Re: Nope. » annierose

Posted by fallsfall on December 16, 2004, at 17:56:05

In reply to Re: Nope. » fallsfall, posted by annierose on December 14, 2004, at 13:58:30

Thanks, Annie. And congrats on spitting out your hard topic! I hope things went well for you today.

 

Transference at bay

Posted by fallsfall on December 16, 2004, at 18:08:37

In reply to Re: Nope. » annierose, posted by fallsfall on December 16, 2004, at 17:56:05

I have spent since Monday so afraid of going to my session today. I didn't want to sink back into the transference - it is SO painful. As I thought over the last couple of days it was clearer and clearer to me that there was some serious transference going on. That there was no logical, rational explanation for my feelings. Almost like I was manufacturing facts out of thin air (I expected him to feel a particular way, therefore he must have felt that way).

I started the session telling him that there was clearly transference on Monday. He agreed that my behavior and trains of thought on Monday were not typical for me. I talked about assumptions that I seemed to be making and told him some stories from my childhood. I am starting to understand clearer that most people's world really is a lot more flexible than mine is.
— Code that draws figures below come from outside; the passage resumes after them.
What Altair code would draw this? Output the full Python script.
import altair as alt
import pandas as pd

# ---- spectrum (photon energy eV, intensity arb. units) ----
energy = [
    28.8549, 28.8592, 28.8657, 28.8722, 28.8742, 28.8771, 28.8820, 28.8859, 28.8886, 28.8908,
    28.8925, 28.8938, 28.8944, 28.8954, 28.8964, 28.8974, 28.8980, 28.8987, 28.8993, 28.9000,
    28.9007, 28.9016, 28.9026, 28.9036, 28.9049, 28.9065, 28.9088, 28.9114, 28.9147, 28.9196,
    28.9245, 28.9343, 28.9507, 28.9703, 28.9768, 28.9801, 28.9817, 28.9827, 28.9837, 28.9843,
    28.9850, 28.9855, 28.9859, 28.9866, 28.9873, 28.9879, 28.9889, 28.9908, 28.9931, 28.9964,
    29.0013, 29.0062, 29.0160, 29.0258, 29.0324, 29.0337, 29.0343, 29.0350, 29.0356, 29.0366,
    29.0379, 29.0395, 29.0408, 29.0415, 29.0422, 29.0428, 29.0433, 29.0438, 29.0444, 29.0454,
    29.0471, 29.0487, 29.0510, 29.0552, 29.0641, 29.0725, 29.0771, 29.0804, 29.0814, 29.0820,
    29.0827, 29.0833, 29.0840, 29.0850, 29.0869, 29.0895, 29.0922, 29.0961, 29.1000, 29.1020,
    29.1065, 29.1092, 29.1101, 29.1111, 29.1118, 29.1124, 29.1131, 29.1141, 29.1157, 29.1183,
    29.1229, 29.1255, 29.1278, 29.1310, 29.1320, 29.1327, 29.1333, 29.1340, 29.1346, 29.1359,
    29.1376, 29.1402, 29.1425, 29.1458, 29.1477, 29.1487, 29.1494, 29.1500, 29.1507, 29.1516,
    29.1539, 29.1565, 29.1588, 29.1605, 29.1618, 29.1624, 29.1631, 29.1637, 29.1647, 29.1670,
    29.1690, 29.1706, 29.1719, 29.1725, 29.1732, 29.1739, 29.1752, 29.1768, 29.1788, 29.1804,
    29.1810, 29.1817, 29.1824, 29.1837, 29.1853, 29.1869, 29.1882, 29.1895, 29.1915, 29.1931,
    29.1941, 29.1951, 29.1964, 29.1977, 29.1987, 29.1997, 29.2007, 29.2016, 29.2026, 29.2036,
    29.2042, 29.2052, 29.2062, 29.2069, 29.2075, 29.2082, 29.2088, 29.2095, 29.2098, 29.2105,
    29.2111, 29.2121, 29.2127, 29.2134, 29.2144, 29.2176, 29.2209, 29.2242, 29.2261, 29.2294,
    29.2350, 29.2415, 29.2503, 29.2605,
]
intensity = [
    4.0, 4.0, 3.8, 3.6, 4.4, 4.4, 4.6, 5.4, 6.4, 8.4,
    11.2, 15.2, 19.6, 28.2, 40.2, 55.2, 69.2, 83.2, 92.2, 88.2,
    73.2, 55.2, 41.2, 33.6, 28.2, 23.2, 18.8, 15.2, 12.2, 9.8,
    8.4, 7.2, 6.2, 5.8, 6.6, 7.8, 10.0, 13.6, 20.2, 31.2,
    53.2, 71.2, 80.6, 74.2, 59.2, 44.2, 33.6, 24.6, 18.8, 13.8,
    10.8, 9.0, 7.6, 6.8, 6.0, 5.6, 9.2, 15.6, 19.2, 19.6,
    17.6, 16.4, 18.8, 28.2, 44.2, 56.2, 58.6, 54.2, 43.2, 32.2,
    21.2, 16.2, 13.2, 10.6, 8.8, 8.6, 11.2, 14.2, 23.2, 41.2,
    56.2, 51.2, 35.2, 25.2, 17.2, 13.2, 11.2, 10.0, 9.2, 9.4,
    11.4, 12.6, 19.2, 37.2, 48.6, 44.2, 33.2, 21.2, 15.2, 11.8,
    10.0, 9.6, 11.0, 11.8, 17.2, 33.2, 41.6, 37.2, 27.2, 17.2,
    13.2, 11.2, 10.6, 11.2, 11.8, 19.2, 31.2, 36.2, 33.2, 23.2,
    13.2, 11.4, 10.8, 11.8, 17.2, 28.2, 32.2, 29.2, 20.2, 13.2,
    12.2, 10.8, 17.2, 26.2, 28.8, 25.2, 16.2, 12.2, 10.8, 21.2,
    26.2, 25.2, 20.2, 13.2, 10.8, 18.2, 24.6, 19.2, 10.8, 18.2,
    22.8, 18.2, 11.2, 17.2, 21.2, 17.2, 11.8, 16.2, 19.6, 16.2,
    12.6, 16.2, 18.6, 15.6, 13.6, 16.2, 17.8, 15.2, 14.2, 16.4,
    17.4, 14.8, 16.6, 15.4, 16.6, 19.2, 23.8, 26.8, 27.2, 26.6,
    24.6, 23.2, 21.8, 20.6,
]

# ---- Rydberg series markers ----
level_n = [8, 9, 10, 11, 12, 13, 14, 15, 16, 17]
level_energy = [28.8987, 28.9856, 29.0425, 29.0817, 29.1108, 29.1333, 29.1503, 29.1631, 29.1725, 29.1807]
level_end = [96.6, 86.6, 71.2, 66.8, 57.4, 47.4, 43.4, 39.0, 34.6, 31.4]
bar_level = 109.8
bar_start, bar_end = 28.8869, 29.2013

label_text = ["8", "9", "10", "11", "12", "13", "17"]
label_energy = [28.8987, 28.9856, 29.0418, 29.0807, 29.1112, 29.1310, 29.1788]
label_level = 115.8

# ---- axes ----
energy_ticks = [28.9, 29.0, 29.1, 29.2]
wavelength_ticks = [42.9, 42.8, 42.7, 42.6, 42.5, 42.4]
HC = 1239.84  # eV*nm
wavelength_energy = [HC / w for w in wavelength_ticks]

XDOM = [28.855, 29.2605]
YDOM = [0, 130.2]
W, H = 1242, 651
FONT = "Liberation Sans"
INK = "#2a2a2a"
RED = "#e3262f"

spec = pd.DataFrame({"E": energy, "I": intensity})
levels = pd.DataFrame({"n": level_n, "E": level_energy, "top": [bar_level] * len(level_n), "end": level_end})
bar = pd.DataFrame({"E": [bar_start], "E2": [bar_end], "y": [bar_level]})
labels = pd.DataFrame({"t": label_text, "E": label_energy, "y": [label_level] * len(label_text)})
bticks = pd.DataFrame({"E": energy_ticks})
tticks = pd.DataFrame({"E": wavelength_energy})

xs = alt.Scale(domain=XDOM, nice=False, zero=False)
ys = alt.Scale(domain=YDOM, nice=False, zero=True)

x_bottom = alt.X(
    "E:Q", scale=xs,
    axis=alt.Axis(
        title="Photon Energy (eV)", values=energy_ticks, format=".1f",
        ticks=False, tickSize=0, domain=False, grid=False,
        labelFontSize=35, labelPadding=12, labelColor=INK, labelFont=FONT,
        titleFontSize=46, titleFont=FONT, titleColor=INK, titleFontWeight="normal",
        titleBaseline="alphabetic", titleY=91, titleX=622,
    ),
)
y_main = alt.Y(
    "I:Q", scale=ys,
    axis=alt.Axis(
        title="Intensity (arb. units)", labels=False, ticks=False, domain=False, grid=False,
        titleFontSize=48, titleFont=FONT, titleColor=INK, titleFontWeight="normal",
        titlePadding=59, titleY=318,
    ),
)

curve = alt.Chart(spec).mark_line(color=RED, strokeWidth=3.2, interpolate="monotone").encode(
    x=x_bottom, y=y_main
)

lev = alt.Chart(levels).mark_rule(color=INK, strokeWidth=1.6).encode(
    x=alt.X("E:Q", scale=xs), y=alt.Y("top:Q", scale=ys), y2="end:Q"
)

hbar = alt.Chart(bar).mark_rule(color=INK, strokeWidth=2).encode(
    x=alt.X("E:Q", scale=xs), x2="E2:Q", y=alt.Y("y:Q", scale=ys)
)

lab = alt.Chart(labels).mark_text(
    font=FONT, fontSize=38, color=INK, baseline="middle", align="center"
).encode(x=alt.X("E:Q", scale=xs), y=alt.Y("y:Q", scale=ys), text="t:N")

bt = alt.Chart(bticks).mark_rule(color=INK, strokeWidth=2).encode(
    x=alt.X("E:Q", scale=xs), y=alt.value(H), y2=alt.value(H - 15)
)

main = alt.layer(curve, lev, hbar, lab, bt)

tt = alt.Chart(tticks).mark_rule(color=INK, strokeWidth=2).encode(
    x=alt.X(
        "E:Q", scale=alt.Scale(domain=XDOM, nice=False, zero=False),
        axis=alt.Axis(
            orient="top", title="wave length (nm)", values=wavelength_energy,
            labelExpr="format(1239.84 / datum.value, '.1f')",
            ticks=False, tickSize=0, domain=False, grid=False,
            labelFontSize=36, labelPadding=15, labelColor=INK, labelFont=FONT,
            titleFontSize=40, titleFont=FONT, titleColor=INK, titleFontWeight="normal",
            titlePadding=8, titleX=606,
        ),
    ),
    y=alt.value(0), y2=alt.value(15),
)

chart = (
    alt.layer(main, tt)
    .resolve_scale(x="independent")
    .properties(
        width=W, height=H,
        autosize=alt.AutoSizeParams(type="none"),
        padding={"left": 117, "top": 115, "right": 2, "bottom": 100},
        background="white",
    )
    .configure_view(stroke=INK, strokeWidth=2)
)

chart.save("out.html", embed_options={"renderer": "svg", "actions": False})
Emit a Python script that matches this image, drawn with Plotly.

It went well until we started talking concretely about what I could do to move forward. He made a suggestion that sent a wave of terror through me - and that surprised both of us. Then, as I was leaving I was scared that tomorrow I will go in and he'll tell me that I was too intellectual today (and so I would have failed therapy for the day...). He wouldn't promise me that he won't say tomorrow that I was too intellectual today...

So I stayed out of the transference (most of the session at least), and it seemed to me like we made a little progress. I tried really hard not to avoid the issue - hopefully I was successful.

 

Re: Transference at bay » fallsfall

Posted by Dinah on December 16, 2004, at 21:39:16

In reply to Transference at bay, posted by fallsfall on December 16, 2004, at 18:08:37

It sounds as if that was one heck of a productive session. And I noticed from your first post that you have an extraordinarily good handle on what's happening. When I understand something that well it always seems less overwhelming to me. Still distressing, but not as overwhelming.

Here's hoping you can keep it at bay. (Does garlic work on transference?)

 

Re: Transference at bay » fallsfall

Posted by daisym on December 17, 2004, at 0:03:56

In reply to Transference at bay, posted by fallsfall on December 16, 2004, at 18:08:37

No, he won't promise you but it sounds like you were very productive. I don't think you avoid the subject at all.

Sometimes after a session that has a heavy duty emotional component you need to process the last session. Which means intellectualizing has its place.

I agree with Dinah. You do sound like you can see what is happening even if you can't prevent it completely. And it sounds like at this point at least, you are keeping yourself from going completely under. I hope tomorrow's session is at least as successful.

Here is a hug for support.

(((Fallsfall)))

 

Re: Transference at bay » Dinah

Posted by gardenergirl on December 17, 2004, at 8:17:09

In reply to Re: Transference at bay » fallsfall, posted by Dinah on December 16, 2004, at 21:39:16

> Here's hoping you can keep it at bay. (Does garlic work on transference?)


LOL, I'll get started on those necklaces right now. Dinah, I think you've hit on a huge money-maker!